From BusinessWorld Philippines
27 October 2011
By Eliza J. Diaz
THE PHILIPPINES should step up public spending, especially on infrastructure, to help prod domestic economic activity in the face of a possible long-drawn impact from the debt crisis brewing in Europe, a senior economist of a global bank said at the joint meeting of two business groups on Tuesday.
Developing Asian economies can weather volatilities in the global market in the medium term, thanks to strong balance sheets and resilient domestic demand, Johanna Chua, Citigroup Inc.‘s chief economist for Asia– Pacific, said at the joint general membership meeting of the American Chamber of Commerce of the Philippines and Management Association of the Philippines.
The economist assured that most Asian economies are hardly exposed to the euro zone crisis because of remote linkages with European banks.
Furthermore, the lingering weakness of the US economy is not as serious as public opinion paints it to be, given its slow but encouraging recovery.
“There is a huge divergence in data and expectation of the US economy. People have been very negative about their outlook for the US, when in fact, it shouldn’t be a cause for concern,” Ms. Chua said.
“It won’t go through another recession because, in a way, the US never had a strong recovery from the 2009 crisis anyway. So contractions, if any, should not be as much, since there is no room to fall anymore.”
Governments and businesses, Ms. Chua explained, should worry instead about the European Union as complications of the sovereign debt crises there require a delicate balancing of various political interests.
Because of these, the bloc’s leadership has been slow to agree decisively on a solution.

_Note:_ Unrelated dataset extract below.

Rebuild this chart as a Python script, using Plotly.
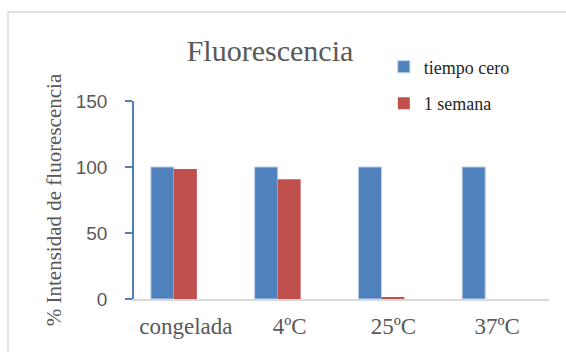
import plotly.graph_objects as go

categories = ["congelada", "4ºC", "25ºC", "37ºC"]
tiempo_cero = [100, 100, 100, 100]
una_semana = [98.5, 90.7, 1.0, 0.0]
y_ticks = [0, 50, 100, 150]

blue = "#4F81BD"
red = "#C0504D"
grey_txt = "#595959"
serif = "Liberation Serif"

fig = go.Figure()
fig.add_trace(go.Bar(
    x=categories, y=tiempo_cero, name="tiempo cero",
    marker=dict(color=blue, line=dict(color="#B9CDE5", width=1)),
    width=0.222, offset=-0.337, legendgroup="a"))
fig.add_trace(go.Bar(
    x=categories, y=una_semana, name="1 semana",
    marker=dict(color=red, line=dict(width=0)),
    width=0.222, offset=-0.116, legendgroup="b"))

fig.update_layout(
    width=566, height=352,
    margin=dict(l=134, r=17, t=101, b=53),
    paper_bgcolor="white", plot_bgcolor="white",
    barmode="overlay",
    font=dict(family=serif),
    title=dict(text="Fluorescencia", x=270/566, xanchor="center", xref="container",
               y=1-50/352, yanchor="middle", yref="container",
               font=dict(family=serif, size=30, color=grey_txt)),
    showlegend=True,
    legend=dict(x=0.602, y=1.265, xanchor="left", yanchor="top",
                font=dict(family=serif, size=18, color="#262626"),
                tracegroupgap=10, bgcolor="rgba(0,0,0,0)", itemclick=False),
    xaxis=dict(type="category", range=[-0.5, 3.5], showgrid=False,
               showline=True, linecolor="#D9D9D9", linewidth=1.5,
               ticks="", tickfont=dict(family=serif, size=23, color=grey_txt),
               ticklabelstandoff=6),
    yaxis=dict(range=[0, 150], tickvals=y_ticks, showgrid=False, zeroline=False,
               showline=True, linecolor=blue, linewidth=1.5,
               ticks="outside", ticklen=7, tickcolor=blue, tickwidth=1.5,
               ticklabelstandoff=14,
               tickfont=dict(family="Liberation Sans", size=19, color=grey_txt),
               title=dict(text="% Intensidad de fluorescencia", standoff=8,
                          font=dict(family=serif, size=21, color=grey_txt))),
    shapes=[dict(type="rect", xref="paper", yref="paper",
                 x0=(8-134)/415, x1=1.2, y0=-0.5, y1=(299-12)/198,
                 line=dict(color="#D9D9D9", width=1.5), fillcolor="rgba(0,0,0,0)",
                 layer="below")],
)

fig.write_html("out.html")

EU officials meeting on Wednesday were expected to draw up a package that would involve a reduction of Greece‘s debt, recapitalization of European banks, boosting of the euro zone’s E440-billion fund to provide partial insurance for weak countries’ debt and pressuring Italy to embark on serious economic reforms.
Ms. Chua said possible outcomes can have dire consequences.
“Greece can voluntarily leave the euro zone…But if they [sic] leave, the euro zone’s credibility will crumble and this can encourage other countries to leave, leading to the collapse of the currency,” she said.
“If Greece stays but keeps violating fiscal measures required by the ECB (European Central Bank), they will pose a moral hazard to the euro zone. Ireland and Portugal can stop fiscal tightening measures, since they see Greece receiving money even if it doesn’t comply with them.”
Not that emerging economies have been completely insulated from Europe’s problems, which have started to affect global trade.
“In Asia, we’ve seen the biggest weakness posed by the electronics sector because of the fast inventory cycles of technology firms. We’ve seen that in South Korea, particularly, in the semiconductor and LCD (liquid crystal display) industries. The same is true for the Philippines, although it’s not as exposed because of the low value added of its electronics exports,” Ms. Chua said.
“The effects in Asia have been very different for each country. Hong Kong, Singapore and China in a way are the most affected right now by Europe since these are financial centers. The southeast [Asia] has little exposure from the debt.”
The government has blamed uncertainty in the United States and Europe for the nearly flat 0.9% rise in merchandise exports to $33.308 billion in the eight months to August, involving four consecutive months of annual contractions; recent annual drops in electronics exports and imports; as well as the huge rise in gross outflows of foreign portfolio investments to $1.239 billion for the month of September, causing the first annual fall in net inflows – by -69.7% to just $149.68 million that same month – in 2011, so far.
At the same time, Ms. Chua advised the government to take advantage of its improved fiscal space.
The government reported on Wednesday that it posted a budget deficit of P52.994 billion in the nine months to September that was just a bit more than a tenth of the P234.35 billion programmed for that period.
Revenues rose by more than a tenth to P104.337 billion.
But expenditures, at P1.07 trillion, were still 7.31% less than the P1.155 trillion spent in the same period in 2010 and about P200 billion short of the P1.275-billion full-year program.
“The balance sheets of the Philippines have never been better coming into the global slowdown. The Philippines has a lot of room for fiscal stimulus. The question is whether the current administration can overcome its fiscal rigidity and accelerate infrastructure projects,” Ms. Chua said.
“The problems of the Philippines are quite glaring and obvious. It has one of the lowest GDP (gross domestic product) to investment ratios in Asia and the infrastructure is atrocious. The missing link is always infrastructure, which needs public-private partnerships, but the public sector in the Philippines is known to slow down these projects,” she explained.
The government launched late last year its centerpiece public-private partnership program, designed initially to boost spending on infrastructure that would spur economic activity nationwide. That program, however, has encountered long delays, caused purportedly by government reviews to make sure projects concerned will not be questioned later on.
“Now is the time to spend on infrastructure, when the global economy is shaky, to offset the slowdown and stimulate further domestic demand,” Ms. Chua said.
“If these infrastructure projects are done properly, the Philippines can easily become one of the more competitive economies in Asia.”